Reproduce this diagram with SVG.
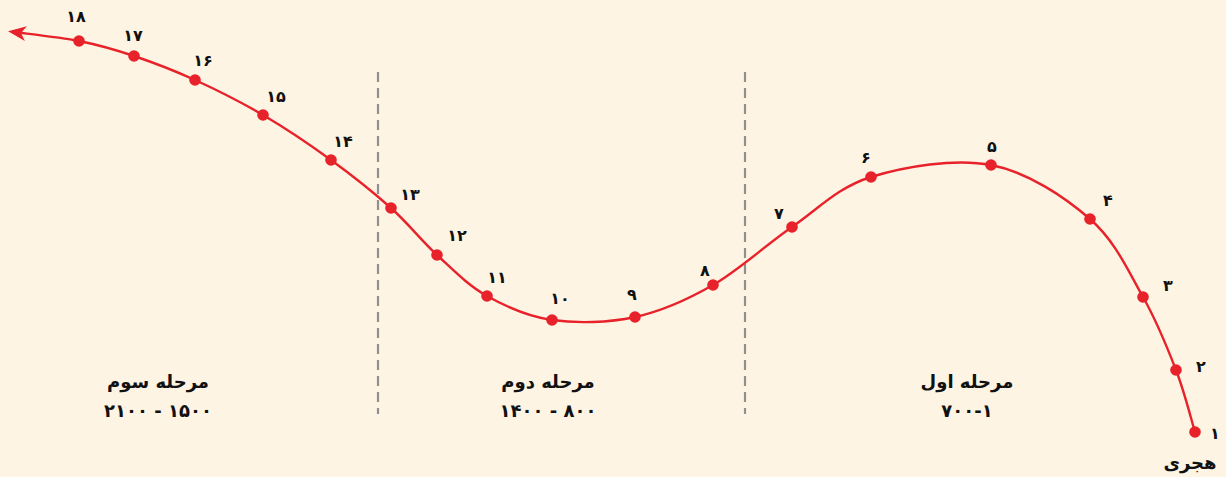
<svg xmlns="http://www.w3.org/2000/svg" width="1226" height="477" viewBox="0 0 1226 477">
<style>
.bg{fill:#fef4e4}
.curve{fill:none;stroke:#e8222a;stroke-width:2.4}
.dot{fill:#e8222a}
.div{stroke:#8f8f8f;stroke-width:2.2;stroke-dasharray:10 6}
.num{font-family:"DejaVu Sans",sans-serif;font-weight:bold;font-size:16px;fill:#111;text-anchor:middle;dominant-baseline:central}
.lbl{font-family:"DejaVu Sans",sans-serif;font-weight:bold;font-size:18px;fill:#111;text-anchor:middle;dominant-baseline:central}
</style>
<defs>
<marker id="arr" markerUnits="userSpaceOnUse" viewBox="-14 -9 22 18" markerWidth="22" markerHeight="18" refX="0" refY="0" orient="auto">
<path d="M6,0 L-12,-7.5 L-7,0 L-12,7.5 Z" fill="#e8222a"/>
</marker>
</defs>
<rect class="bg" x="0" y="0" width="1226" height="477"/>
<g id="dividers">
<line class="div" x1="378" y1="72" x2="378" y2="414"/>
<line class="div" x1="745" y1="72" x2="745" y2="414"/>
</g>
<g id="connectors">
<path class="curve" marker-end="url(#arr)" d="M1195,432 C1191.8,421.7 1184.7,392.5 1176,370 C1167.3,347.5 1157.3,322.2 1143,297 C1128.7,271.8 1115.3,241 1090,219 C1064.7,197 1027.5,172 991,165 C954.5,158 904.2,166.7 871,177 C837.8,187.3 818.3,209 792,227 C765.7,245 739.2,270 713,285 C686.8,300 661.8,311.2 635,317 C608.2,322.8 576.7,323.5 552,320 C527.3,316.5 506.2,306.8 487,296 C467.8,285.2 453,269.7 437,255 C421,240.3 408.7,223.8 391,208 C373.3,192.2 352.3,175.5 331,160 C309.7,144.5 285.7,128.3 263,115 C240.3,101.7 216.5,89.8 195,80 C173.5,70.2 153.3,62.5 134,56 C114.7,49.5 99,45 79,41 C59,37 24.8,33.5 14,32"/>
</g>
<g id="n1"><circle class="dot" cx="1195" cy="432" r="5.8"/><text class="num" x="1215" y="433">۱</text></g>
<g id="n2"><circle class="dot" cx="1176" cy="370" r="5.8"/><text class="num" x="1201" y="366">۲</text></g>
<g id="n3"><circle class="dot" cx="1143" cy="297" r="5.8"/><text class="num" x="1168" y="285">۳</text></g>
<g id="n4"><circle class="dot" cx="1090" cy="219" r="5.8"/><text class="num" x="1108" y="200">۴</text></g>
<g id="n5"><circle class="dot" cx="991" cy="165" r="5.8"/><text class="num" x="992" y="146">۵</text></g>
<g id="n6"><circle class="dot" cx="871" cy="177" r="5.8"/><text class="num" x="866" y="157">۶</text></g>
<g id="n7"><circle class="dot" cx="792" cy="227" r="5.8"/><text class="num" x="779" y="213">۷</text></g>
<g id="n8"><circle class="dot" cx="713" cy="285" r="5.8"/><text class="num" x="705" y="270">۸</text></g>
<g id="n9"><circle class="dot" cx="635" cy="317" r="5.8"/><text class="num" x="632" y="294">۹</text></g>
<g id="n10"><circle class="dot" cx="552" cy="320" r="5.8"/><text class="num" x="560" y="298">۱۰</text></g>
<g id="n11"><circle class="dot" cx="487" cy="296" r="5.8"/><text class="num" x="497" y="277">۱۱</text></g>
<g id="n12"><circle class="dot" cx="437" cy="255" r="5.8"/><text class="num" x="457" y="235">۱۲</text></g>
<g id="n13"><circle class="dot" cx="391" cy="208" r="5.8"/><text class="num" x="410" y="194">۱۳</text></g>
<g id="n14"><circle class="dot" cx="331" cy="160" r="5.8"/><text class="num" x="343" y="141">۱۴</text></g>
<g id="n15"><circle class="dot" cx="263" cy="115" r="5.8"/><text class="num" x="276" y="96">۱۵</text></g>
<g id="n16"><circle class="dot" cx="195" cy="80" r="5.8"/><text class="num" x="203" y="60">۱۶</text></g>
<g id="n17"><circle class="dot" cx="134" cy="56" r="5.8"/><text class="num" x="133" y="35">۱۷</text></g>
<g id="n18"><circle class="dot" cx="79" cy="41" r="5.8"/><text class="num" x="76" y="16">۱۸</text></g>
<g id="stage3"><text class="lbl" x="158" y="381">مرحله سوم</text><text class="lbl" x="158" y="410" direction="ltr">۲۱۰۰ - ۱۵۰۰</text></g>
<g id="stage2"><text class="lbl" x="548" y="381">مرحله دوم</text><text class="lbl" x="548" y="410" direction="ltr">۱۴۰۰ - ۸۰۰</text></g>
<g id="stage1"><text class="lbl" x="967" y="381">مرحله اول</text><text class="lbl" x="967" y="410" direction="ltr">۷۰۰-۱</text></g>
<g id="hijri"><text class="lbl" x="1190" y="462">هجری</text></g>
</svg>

## [WHAT THE EXERCISE ASKS]
Keep the pictures out of the copy and return the rest of the data above exactly.

## [OUTPUT]
Reproduce this diagram with SVG.
<svg xmlns="http://www.w3.org/2000/svg" width="1226" height="477" viewBox="0 0 1226 477">
<style>
.bg{fill:#fef4e4}
.curve{fill:none;stroke:#e8222a;stroke-width:2.4}
.dot{fill:#e8222a}
.div{stroke:#8f8f8f;stroke-width:2.2;stroke-dasharray:10 6}
.num{font-family:"DejaVu Sans",sans-serif;font-weight:bold;font-size:16px;fill:#111;text-anchor:middle;dominant-baseline:central}
.lbl{font-family:"DejaVu Sans",sans-serif;font-weight:bold;font-size:18px;fill:#111;text-anchor:middle;dominant-baseline:central}
</style>
<defs>
<marker id="arr" markerUnits="userSpaceOnUse" viewBox="-14 -9 22 18" markerWidth="22" markerHeight="18" refX="0" refY="0" orient="auto">
<path d="M6,0 L-12,-7.5 L-7,0 L-12,7.5 Z" fill="#e8222a"/>
</marker>
</defs>
<rect class="bg" x="0" y="0" width="1226" height="477"/>
<g id="dividers">
<line class="div" x1="378" y1="72" x2="378" y2="414"/>
<line class="div" x1="745" y1="72" x2="745" y2="414"/>
</g>
<g id="connectors">
<path class="curve" marker-end="url(#arr)" d="M1195,432 C1191.8,421.7 1184.7,392.5 1176,370 C1167.3,347.5 1157.3,322.2 1143,297 C1128.7,271.8 1115.3,241 1090,219 C1064.7,197 1027.5,172 991,165 C954.5,158 904.2,166.7 871,177 C837.8,187.3 818.3,209 792,227 C765.7,245 739.2,270 713,285 C686.8,300 661.8,311.2 635,317 C608.2,322.8 576.7,323.5 552,320 C527.3,316.5 506.2,306.8 487,296 C467.8,285.2 453,269.7 437,255 C421,240.3 408.7,223.8 391,208 C373.3,192.2 352.3,175.5 331,160 C309.7,144.5 285.7,128.3 263,115 C240.3,101.7 216.5,89.8 195,80 C173.5,70.2 153.3,62.5 134,56 C114.7,49.5 99,45 79,41 C59,37 24.8,33.5 14,32"/>
</g>
<g id="n1"><circle class="dot" cx="1195" cy="432" r="5.8"/><text class="num" x="1215" y="433">۱</text></g>
<g id="n2"><circle class="dot" cx="1176" cy="370" r="5.8"/><text class="num" x="1201" y="366">۲</text></g>
<g id="n3"><circle class="dot" cx="1143" cy="297" r="5.8"/><text class="num" x="1168" y="285">۳</text></g>
<g id="n4"><circle class="dot" cx="1090" cy="219" r="5.8"/><text class="num" x="1108" y="200">۴</text></g>
<g id="n5"><circle class="dot" cx="991" cy="165" r="5.8"/><text class="num" x="992" y="146">۵</text></g>
<g id="n6"><circle class="dot" cx="871" cy="177" r="5.8"/><text class="num" x="866" y="157">۶</text></g>
<g id="n7"><circle class="dot" cx="792" cy="227" r="5.8"/><text class="num" x="779" y="213">۷</text></g>
<g id="n8"><circle class="dot" cx="713" cy="285" r="5.8"/><text class="num" x="705" y="270">۸</text></g>
<g id="n9"><circle class="dot" cx="635" cy="317" r="5.8"/><text class="num" x="632" y="294">۹</text></g>
<g id="n10"><circle class="dot" cx="552" cy="320" r="5.8"/><text class="num" x="560" y="298">۱۰</text></g>
<g id="n11"><circle class="dot" cx="487" cy="296" r="5.8"/><text class="num" x="497" y="277">۱۱</text></g>
<g id="n12"><circle class="dot" cx="437" cy="255" r="5.8"/><text class="num" x="457" y="235">۱۲</text></g>
<g id="n13"><circle class="dot" cx="391" cy="208" r="5.8"/><text class="num" x="410" y="194">۱۳</text></g>
<g id="n14"><circle class="dot" cx="331" cy="160" r="5.8"/><text class="num" x="343" y="141">۱۴</text></g>
<g id="n15"><circle class="dot" cx="263" cy="115" r="5.8"/><text class="num" x="276" y="96">۱۵</text></g>
<g id="n16"><circle class="dot" cx="195" cy="80" r="5.8"/><text class="num" x="203" y="60">۱۶</text></g>
<g id="n17"><circle class="dot" cx="134" cy="56" r="5.8"/><text class="num" x="133" y="35">۱۷</text></g>
<g id="n18"><circle class="dot" cx="79" cy="41" r="5.8"/><text class="num" x="76" y="16">۱۸</text></g>
<g id="stage3"><text class="lbl" x="158" y="381">مرحله سوم</text><text class="lbl" x="158" y="410" direction="ltr">۲۱۰۰ - ۱۵۰۰</text></g>
<g id="stage2"><text class="lbl" x="548" y="381">مرحله دوم</text><text class="lbl" x="548" y="410" direction="ltr">۱۴۰۰ - ۸۰۰</text></g>
<g id="stage1"><text class="lbl" x="967" y="381">مرحله اول</text><text class="lbl" x="967" y="410" direction="ltr">۷۰۰-۱</text></g>
<g id="hijri"><text class="lbl" x="1190" y="462">هجری</text></g>
</svg>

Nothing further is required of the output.